The center of rotation of the rocker arm and the tip of the valve stem should be almost equal in height. If the rocker is too far down on the stud, that puts the contact point on the valve higher and since the rocker will move in a circle around it's center of rotation (mounting height on stud), the leteral movement of that sweep will be larger.
If the rocker rotation point and valve stem tip are very close to even, the lateral movement during the rocker rotation will be minimized. Ideally, you should strive for the valve tip to be a tad higher than the rocker point of rotation. In that scenario, the rocker tip will move laterally outwards during part of the rotation, and then inwards on the lower part of the stroke, which will minimize the contact patch.
You're right, I need to go back and re-check the length to see if I actually need a rod that is longer than stock, which will allow the rocker arm to sit higher on the stud.

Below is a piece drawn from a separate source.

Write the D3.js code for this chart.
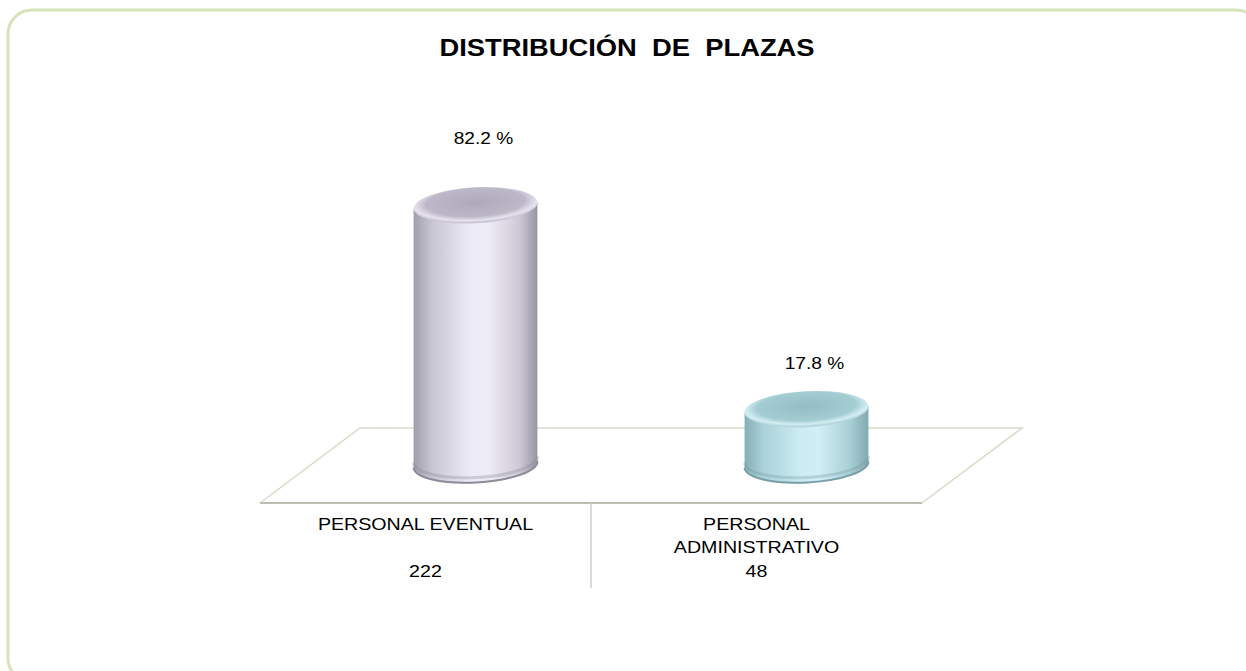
<!DOCTYPE html>
<html>
<head>
<meta charset="utf-8">
<script src="https://cdn.jsdelivr.net/npm/d3@7"></script>
<style>
  body { margin: 0; background: #fff; }
  text { font-family: Arial, "Liberation Sans", sans-serif; fill: #000; }
</style>
</head>
<body>
<div class="chart"></div>
<script>
var categories = ["PERSONAL EVENTUAL", "PERSONAL\nADMINISTRATIVO"]
var counts = [222, 48]
var percents = [82.2, 17.8]
var title = "DISTRIBUCIÓN  DE  PLAZAS"

var W = 1246, H = 671
var svg = d3.select('.chart')
    .append('svg')
    .attr('width', W)
    .attr('height', H)

// frame
svg.append('rect')
    .attr('x', 8).attr('y', 10)
    .attr('width', 1252).attr('height', 672)
    .attr('rx', 24)
    .attr('fill', '#fff')
    .attr('stroke', '#d6e3bb')
    .attr('stroke-width', 3)

function label(x, y, txt, size, bold, stretch) {
    return svg.append('text')
        .attr('transform', 'translate(' + x + ',' + y + ') scale(' + stretch + ',1)')
        .attr('text-anchor', 'middle')
        .style('font-size', size + 'px')
        .style('font-weight', bold ? 'bold' : 'normal')
        .style('white-space', 'pre')
        .text(txt)
}

label(627, 56, title, 24, true, 1.14)

// floor (3d plane)
var floorFront = 503, depthX = 100, depthY = 75
var frontLeft = 260, frontRight = 922
svg.append('path')
    .attr('d', 'M' + frontLeft + ',' + floorFront + ' L' + (frontLeft + depthX) + ',' + (floorFront - depthY) +
        ' L' + (frontRight + depthX) + ',' + (floorFront - depthY) + ' L' + frontRight + ',' + floorFront)
    .attr('fill', 'none')
    .attr('stroke', '#d9d9c9')
    .attr('stroke-width', 1.5)
svg.append('line')
    .attr('x1', frontLeft).attr('x2', frontRight)
    .attr('y1', floorFront).attr('y2', floorFront)
    .attr('stroke', '#bdbdb4')
    .attr('stroke-width', 2)

// category axis along the front edge
var xFront = d3.scaleBand().domain(categories).range([frontLeft, frontRight])
svg.append('line')
    .attr('x1', xFront(categories[1])).attr('x2', xFront(categories[1]))
    .attr('y1', floorFront).attr('y2', 588)
    .attr('stroke', '#cfcfc8')
    .attr('stroke-width', 1.5)

categories.forEach(function (c, i) {
    var cx = xFront(c) + xFront.bandwidth() / 2
    c.split('\n').forEach(function (line, j) {
        label(cx, 530 + j * 23, line, 16.5, false, 1.19)
    })
    label(cx, 577, String(counts[i]), 16.5, false, 1.19)
})

// bars sit at mid depth of the floor
var base = floorFront - depthY / 2
var x = d3.scaleBand().domain(categories)
    .range([frontLeft + depthX / 2, frontRight + depthX / 2])
var y = d3.scaleLinear().domain([0, 100]).range([base, 149])

var palettes = [
    { side: ['#a19eac', '#c9c5d4', '#ecEAf6', '#efedf8', '#cdc9d6', '#9995a3'],
      top: ['#aeaab9', '#bcb8c8', '#e6e3ee', '#cac6d4'], edge: '#8e8b99' },
    { side: ['#86aeb6', '#aad1d8', '#cbecf2', '#cfeff4', '#a9cfd6', '#82a8b0'],
      top: ['#94bcc4', '#a4ccd3', '#d2eef3', '#b2d6dc'], edge: '#7a9fa7' }
]

var defs = svg.append('defs')
palettes.forEach(function (p, i) {
    var g = defs.append('linearGradient').attr('id', 'side' + i)
    var offs = [0, 0.15, 0.45, 0.6, 0.85, 1]
    p.side.forEach(function (col, k) {
        g.append('stop').attr('offset', offs[k]).attr('stop-color', col)
    })
    var r = defs.append('radialGradient').attr('id', 'top' + i)
        .attr('cx', '50%').attr('cy', '42%').attr('r', '55%')
    var roffs = [0, 0.72, 0.9, 1]
    p.top.forEach(function (col, k) {
        r.append('stop').attr('offset', roffs[k]).attr('stop-color', col)
    })
})

var rx = 62, ry = 18, tilt = 3
var dyTilt = rx * Math.sin(tilt * Math.PI / 180)
var dxTilt = rx * Math.cos(tilt * Math.PI / 180)

var bars = svg.selectAll('g.bar')
    .data(percents)
    .enter()
    .append('g')
    .attr('class', 'bar')

bars.each(function (v, i) {
    var g = d3.select(this)
    var cx = x(categories[i]) + x.bandwidth() / 2
    var top = y(v)
    var p = palettes[i]
    g.append('path')
        .attr('d', 'M' + (cx - dxTilt) + ',' + (top + dyTilt) +
            ' L' + (cx - dxTilt) + ',' + (base + dyTilt) +
            ' A' + rx + ',' + ry + ' ' + (-tilt) + ' 0 0 ' + (cx + dxTilt) + ',' + (base - dyTilt) +
            ' L' + (cx + dxTilt) + ',' + (top - dyTilt) + ' Z')
        .attr('fill', 'url(#side' + i + ')')
    g.append('path')
        .attr('d', 'M' + (cx - dxTilt) + ',' + (base + dyTilt - 6) +
            ' A' + rx + ',' + ry + ' ' + (-tilt) + ' 0 0 ' + (cx + dxTilt) + ',' + (base - dyTilt - 6))
        .attr('fill', 'none')
        .attr('stroke', p.edge)
        .attr('stroke-opacity', 0.35)
        .attr('stroke-width', 3)
    g.append('path')
        .attr('d', 'M' + (cx - dxTilt) + ',' + (base + dyTilt - 1) +
            ' A' + rx + ',' + ry + ' ' + (-tilt) + ' 0 0 ' + (cx + dxTilt) + ',' + (base - dyTilt - 1))
        .attr('fill', 'none')
        .attr('stroke', p.edge)
        .attr('stroke-width', 2)
    g.append('ellipse')
        .attr('cx', cx).attr('cy', top)
        .attr('rx', rx).attr('ry', ry)
        .attr('transform', 'rotate(' + (-tilt) + ',' + cx + ',' + top + ')')
        .attr('fill', 'url(#top' + i + ')')

    var h = base - top
    label(cx + 8, top - 35 - 0.1 * h, v.toFixed(1) + ' %', 16.5, false, 1.16)
})
</script>
</body>
</html>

Regarding the locators on the springs, you're correct in your observation. The heads were opened up (previous owner, the guy who did the porting everyone is commenting on) to allow for larger diameter springs to be used. The machinist and I spoke about this and he wasn't overly concerned since the motor won't be revving too high. The cam and manifold die off after 5500. But, that being said, I've had the springs off before to get them coated, so if you can suggest a part number, I'm capable of getting the seats and putting them in myself.
Jim - The studs and plates were installed by previous owner so I don't know if these came from the factory with studs. They are 041 castings. The machinist that did the work for me did make sure we replaced the valves with valves whose length would ensure we had the correct spring height at rest.
You guys are awesome. I'll let you know what I find out when I measure again on Wednesday.